▸ **TASK INSTRUCTIONS**
In the lines below, output everything from the first line through the line containing "from matplotlib.lines import Line2D" exactly as it is. Pictures are not part of the output.

▸ **DATA EXCERPT**
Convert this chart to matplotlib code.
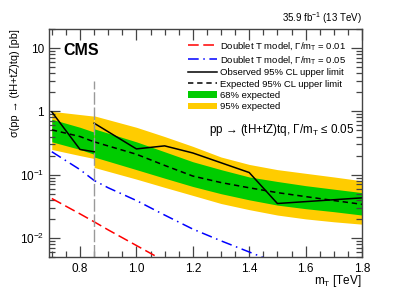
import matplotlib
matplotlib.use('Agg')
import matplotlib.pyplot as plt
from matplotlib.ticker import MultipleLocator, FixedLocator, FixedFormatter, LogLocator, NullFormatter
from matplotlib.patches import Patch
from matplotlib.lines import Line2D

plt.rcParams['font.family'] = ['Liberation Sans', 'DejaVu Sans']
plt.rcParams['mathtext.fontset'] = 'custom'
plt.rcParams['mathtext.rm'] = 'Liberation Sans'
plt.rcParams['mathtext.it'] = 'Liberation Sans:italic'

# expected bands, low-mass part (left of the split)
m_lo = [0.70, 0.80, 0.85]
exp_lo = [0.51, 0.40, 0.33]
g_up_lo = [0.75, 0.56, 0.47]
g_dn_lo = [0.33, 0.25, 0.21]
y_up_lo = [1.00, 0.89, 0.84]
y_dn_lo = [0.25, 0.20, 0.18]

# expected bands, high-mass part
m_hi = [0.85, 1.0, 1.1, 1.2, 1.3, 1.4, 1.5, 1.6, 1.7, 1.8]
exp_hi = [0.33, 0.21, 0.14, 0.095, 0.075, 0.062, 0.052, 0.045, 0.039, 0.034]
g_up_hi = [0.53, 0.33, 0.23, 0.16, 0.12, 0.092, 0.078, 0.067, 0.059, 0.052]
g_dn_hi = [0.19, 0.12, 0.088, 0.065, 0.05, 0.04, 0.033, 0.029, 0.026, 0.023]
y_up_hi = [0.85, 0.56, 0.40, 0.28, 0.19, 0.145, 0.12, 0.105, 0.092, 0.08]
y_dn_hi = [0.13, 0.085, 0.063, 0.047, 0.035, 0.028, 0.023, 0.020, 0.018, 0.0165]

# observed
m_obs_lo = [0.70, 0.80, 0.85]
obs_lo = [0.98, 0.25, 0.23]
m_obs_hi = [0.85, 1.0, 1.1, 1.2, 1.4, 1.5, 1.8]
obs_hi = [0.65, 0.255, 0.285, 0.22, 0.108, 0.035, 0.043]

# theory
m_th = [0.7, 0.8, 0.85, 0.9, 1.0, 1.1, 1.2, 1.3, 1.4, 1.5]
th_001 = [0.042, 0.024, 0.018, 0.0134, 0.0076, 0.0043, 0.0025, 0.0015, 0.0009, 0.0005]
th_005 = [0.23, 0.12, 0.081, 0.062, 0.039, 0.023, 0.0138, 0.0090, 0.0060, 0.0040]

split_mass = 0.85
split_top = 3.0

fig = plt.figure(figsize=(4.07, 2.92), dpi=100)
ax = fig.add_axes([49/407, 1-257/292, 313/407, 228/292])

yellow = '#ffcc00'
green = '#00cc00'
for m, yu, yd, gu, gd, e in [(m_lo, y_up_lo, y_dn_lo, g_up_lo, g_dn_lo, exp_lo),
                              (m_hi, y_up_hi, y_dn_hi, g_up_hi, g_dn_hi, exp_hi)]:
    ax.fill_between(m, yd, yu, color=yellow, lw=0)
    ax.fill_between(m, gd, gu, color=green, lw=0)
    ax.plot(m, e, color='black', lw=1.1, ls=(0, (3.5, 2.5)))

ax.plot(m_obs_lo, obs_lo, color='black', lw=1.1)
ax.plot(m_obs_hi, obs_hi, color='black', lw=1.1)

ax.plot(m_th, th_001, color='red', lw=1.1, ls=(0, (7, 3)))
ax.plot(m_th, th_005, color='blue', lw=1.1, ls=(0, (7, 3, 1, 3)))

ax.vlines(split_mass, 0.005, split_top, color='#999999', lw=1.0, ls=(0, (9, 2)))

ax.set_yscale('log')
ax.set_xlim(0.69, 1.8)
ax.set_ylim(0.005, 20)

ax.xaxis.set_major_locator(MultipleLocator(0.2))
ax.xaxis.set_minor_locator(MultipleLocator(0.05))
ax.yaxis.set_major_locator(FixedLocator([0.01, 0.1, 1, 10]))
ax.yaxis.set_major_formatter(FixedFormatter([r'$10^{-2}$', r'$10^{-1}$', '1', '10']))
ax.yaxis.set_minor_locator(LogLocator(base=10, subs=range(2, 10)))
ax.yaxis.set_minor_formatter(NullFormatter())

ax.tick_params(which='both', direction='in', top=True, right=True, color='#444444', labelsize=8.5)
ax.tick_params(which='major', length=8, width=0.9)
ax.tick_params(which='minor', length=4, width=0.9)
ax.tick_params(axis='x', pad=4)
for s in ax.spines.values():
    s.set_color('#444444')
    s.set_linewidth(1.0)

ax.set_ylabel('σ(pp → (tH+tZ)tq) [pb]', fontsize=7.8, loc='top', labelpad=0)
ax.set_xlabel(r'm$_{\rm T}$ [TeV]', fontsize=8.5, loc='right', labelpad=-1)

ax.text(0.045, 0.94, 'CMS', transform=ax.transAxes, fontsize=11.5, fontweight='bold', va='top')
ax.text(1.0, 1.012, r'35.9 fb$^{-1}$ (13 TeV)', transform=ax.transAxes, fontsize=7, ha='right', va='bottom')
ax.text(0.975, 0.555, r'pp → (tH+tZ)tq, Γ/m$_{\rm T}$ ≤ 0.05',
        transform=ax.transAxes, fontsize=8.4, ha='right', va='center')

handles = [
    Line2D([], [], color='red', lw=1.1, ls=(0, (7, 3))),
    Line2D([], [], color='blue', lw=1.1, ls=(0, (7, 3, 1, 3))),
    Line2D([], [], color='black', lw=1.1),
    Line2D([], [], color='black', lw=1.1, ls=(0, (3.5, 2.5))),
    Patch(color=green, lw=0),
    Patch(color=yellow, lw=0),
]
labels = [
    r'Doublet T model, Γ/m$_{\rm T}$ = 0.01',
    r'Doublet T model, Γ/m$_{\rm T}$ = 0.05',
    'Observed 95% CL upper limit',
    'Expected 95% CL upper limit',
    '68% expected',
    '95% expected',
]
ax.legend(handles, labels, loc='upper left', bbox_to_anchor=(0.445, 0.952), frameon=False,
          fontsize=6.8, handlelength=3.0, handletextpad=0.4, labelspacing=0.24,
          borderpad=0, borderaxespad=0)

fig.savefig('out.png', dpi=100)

▸ **RESULT OF THIS TASK**
Convert this chart to matplotlib code.
import matplotlib
matplotlib.use('Agg')
import matplotlib.pyplot as plt
from matplotlib.ticker import MultipleLocator, FixedLocator, FixedFormatter, LogLocator, NullFormatter
from matplotlib.patches import Patch
from matplotlib.lines import Line2D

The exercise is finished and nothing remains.